A insistência de Vírgula Oito em incitar os seus companheiros à resistência é recebida com desdém e temor. Os seus apelos a Machumbutana, para que permaneça firme, resultam em fuga e incerteza. Machumbutana, aterrorizado pela perspectiva de confronto, foge, ilustrando a devastação que o medo e a traição podem infligir em uma comunidade.
“Nhiguintimo” é uma curta-metragem de 22 minutos, que consegue contar uma história emocionalmente ressonante. Produzido por Jorge Ferrão e realizado por Licínio Azevedo, o filme é uma co-produção da Ébano Multimédia e Mahla Filmes, com direcção de fotografia de Pipas Forjaz. A trilha sonora, composta por Joni Schwalbach, acompanha as imagens na tela, intensificando a atmosfera e as emoções presentes na história.
O final aberto do filme deixa o telespectador imerso em uma sensação de incerteza e tristeza, reflectindo a brutal realidade das lutas anticoloniais. A falta de resolução final não só ressalta a complexidade da situação, mas também a contínua luta pela justiça e pelos direitos da terra que muitas comunidades moçambicanas enfrentam com a expansão dos grandes projectos económicos.
Nm mundo onde as dinâmicas de poder, opressão e resistência continuam a moldar sociedades, contudo, “Nhinguitimo” emerge como um filme de vital importância para a actualidade.
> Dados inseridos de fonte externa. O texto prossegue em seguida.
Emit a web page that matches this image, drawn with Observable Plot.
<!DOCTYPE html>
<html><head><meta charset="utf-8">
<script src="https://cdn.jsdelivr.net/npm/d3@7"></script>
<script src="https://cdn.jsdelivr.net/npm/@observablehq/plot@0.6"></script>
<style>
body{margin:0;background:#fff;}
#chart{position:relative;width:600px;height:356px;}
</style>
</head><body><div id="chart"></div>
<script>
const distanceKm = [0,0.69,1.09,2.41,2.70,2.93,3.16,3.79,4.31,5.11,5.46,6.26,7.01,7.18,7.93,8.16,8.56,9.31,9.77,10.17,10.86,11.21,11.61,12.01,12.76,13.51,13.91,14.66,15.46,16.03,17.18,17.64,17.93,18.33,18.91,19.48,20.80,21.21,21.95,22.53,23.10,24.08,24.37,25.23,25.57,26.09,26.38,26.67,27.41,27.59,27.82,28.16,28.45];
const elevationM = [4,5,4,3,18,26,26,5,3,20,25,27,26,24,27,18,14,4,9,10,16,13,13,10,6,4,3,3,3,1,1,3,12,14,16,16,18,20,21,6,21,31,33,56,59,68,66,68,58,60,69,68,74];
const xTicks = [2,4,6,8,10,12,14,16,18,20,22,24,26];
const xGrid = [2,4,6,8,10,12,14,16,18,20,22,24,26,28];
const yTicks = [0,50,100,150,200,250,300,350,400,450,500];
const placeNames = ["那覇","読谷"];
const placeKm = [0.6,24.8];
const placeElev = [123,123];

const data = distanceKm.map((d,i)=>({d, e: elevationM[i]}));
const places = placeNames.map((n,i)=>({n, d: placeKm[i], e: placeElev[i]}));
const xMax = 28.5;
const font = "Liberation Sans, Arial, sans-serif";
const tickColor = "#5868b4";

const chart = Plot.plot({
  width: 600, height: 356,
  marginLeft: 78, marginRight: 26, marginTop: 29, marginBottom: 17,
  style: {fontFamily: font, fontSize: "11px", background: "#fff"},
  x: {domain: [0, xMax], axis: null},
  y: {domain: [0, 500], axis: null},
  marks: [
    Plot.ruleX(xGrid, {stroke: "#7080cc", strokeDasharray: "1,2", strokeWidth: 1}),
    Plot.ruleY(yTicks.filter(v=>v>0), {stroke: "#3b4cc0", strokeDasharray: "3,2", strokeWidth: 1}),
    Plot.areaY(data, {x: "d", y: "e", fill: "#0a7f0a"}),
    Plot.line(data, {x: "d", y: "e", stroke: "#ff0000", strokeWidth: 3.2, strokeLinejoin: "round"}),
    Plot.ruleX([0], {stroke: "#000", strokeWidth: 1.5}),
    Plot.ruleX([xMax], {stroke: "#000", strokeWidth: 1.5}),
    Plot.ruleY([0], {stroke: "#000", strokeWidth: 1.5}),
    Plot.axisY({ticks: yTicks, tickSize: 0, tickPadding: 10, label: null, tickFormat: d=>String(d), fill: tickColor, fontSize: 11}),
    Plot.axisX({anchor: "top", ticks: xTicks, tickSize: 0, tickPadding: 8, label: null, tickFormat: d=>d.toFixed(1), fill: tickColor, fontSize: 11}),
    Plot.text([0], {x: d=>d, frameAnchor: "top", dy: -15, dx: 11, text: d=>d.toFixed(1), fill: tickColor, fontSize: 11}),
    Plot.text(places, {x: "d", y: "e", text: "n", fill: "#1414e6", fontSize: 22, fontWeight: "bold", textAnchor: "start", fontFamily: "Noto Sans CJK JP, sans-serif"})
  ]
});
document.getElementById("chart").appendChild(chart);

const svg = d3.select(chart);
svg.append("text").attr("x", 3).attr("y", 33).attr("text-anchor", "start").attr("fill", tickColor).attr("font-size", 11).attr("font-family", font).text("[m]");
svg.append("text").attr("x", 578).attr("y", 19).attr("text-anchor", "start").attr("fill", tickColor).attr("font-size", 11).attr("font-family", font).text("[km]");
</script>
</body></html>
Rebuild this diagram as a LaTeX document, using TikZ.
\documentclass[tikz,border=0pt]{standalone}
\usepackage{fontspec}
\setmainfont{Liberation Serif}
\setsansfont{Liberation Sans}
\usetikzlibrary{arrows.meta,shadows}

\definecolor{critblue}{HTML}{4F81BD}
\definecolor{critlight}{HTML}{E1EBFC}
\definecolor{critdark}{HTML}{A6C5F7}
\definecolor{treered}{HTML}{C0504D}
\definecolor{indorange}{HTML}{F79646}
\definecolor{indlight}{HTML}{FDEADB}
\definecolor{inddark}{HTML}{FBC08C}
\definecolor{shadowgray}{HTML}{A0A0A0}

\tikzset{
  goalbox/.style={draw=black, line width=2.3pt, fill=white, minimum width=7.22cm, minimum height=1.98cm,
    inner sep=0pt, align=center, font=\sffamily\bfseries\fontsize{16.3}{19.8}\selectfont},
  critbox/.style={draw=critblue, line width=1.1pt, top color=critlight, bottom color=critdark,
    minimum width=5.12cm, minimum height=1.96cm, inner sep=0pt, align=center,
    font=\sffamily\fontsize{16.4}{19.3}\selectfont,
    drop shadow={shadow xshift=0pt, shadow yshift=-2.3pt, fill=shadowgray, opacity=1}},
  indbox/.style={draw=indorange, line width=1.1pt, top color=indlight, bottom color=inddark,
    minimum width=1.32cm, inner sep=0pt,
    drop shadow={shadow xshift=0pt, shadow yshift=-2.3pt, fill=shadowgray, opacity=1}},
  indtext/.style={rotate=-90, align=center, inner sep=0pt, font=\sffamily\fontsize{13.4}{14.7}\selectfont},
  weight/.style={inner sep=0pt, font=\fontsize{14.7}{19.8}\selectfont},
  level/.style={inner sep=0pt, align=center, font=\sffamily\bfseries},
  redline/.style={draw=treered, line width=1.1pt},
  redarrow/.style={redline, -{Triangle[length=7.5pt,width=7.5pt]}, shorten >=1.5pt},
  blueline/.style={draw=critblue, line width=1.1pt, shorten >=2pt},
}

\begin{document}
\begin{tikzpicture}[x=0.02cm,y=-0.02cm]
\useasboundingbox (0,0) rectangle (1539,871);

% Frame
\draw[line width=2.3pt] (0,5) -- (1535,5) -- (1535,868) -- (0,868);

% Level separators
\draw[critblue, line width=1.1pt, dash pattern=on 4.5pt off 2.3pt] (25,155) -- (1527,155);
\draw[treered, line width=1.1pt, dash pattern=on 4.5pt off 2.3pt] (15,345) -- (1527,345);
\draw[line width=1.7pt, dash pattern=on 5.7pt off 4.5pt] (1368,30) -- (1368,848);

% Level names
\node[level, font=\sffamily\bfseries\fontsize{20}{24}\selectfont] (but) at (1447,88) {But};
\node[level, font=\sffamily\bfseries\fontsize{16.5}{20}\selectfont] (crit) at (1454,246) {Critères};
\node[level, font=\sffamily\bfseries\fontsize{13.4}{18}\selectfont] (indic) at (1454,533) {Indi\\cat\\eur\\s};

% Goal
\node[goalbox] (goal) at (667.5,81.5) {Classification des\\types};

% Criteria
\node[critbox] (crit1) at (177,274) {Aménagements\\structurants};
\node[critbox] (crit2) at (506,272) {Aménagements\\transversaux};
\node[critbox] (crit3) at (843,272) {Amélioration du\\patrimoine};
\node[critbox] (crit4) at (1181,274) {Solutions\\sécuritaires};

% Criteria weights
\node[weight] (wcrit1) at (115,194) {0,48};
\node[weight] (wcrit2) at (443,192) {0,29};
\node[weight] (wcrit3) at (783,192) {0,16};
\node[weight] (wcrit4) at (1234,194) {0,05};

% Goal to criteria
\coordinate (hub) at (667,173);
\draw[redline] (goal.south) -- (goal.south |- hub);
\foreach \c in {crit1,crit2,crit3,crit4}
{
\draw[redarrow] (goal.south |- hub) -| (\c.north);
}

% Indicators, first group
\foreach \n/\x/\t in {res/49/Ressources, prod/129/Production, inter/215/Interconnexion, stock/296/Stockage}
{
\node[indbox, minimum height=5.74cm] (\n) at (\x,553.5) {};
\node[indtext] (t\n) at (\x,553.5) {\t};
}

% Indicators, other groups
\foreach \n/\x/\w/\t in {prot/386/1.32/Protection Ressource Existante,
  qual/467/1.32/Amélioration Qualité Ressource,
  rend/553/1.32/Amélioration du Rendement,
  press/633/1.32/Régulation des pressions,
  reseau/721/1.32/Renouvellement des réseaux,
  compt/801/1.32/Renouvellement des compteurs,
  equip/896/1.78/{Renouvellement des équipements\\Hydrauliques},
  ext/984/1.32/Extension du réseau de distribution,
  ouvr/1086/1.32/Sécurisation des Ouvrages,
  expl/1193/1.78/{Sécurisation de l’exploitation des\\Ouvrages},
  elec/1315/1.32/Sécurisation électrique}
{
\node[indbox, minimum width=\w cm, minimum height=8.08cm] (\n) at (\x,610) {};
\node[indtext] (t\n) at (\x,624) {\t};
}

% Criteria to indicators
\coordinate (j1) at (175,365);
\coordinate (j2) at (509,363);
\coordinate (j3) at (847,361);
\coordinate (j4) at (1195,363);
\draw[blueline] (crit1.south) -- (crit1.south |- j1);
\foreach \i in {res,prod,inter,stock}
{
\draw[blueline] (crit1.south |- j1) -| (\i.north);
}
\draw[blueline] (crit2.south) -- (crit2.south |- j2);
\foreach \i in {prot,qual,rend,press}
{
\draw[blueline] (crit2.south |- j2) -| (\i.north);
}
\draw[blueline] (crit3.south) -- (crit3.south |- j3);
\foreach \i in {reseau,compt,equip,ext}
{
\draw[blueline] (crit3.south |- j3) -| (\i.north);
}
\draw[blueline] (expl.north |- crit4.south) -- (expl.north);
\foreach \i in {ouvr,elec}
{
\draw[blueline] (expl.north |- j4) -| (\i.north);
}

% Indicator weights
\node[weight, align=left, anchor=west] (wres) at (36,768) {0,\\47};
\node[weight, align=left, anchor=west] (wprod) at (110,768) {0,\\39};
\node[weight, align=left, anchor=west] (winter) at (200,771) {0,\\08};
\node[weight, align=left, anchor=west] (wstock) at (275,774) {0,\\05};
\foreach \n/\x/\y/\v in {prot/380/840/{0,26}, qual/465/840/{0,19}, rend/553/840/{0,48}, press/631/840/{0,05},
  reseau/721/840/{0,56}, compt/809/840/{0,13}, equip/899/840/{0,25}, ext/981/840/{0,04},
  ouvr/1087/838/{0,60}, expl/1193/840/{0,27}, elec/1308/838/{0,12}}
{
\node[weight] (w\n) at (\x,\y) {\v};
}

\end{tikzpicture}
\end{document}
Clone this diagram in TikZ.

Através da história de Massinga e da sua luta pela justiça, o filme oferece uma reflexão profunda sobre questões que ainda são pertinentes em Moçambique: a desigualdade social, a exploração dos recursos, a preservação cultural e a resiliência diante das adversidades de vária ordem. “Nhinguitimo” não é apenas um espelho do passado colonial, mas também um farol que ilumina as contínuas lutas por dignidade e direitos humanos, inspirando novas gerações a questionar, resistir e lutar por um futuro mais justo e inclusivo.